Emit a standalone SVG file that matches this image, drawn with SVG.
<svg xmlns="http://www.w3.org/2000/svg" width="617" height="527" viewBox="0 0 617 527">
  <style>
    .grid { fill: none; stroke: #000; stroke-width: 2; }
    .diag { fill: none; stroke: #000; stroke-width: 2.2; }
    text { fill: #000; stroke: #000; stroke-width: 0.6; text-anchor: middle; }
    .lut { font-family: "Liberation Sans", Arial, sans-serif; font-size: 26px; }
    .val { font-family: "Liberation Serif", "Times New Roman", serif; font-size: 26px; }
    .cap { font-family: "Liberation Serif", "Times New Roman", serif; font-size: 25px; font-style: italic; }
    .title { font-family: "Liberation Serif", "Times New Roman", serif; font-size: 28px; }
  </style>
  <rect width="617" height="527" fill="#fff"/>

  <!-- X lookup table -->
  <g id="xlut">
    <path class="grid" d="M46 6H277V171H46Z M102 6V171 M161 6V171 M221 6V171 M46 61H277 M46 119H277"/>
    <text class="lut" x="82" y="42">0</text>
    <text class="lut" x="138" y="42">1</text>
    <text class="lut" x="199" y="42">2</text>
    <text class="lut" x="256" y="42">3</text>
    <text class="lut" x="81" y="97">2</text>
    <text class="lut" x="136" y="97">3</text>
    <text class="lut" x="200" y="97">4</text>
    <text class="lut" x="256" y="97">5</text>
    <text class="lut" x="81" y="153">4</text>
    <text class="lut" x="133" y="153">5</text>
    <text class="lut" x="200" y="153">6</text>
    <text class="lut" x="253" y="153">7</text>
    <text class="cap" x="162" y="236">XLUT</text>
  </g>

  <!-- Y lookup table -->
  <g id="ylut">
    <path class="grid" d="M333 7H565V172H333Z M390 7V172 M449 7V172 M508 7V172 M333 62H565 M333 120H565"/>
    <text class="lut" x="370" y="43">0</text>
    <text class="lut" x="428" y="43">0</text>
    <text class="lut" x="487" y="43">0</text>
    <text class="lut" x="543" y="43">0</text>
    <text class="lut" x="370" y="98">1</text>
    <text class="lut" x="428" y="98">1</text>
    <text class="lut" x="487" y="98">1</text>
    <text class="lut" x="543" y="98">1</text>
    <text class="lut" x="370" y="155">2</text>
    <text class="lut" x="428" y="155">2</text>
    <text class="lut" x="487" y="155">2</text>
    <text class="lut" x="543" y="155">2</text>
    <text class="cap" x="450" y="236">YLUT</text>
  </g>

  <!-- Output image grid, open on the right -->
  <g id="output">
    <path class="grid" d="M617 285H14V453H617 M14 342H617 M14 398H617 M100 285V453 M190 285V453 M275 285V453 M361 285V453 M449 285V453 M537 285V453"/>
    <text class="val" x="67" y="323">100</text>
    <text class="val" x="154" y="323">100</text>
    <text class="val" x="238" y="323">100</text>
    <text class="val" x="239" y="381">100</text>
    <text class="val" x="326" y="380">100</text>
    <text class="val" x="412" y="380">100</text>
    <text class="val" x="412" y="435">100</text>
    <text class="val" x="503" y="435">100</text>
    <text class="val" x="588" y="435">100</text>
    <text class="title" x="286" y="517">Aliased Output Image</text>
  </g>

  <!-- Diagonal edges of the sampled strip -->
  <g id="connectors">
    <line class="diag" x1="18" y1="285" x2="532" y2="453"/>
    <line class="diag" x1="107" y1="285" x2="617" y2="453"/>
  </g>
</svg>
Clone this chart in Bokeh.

•••••

» **WRITTEN INSTRUCTION**: From the listing above, copy every line that includes the word "this".

» **COMPLETED TASK**:
Emit a standalone SVG file that matches this image, drawn with SVG.
Clone this chart in Bokeh.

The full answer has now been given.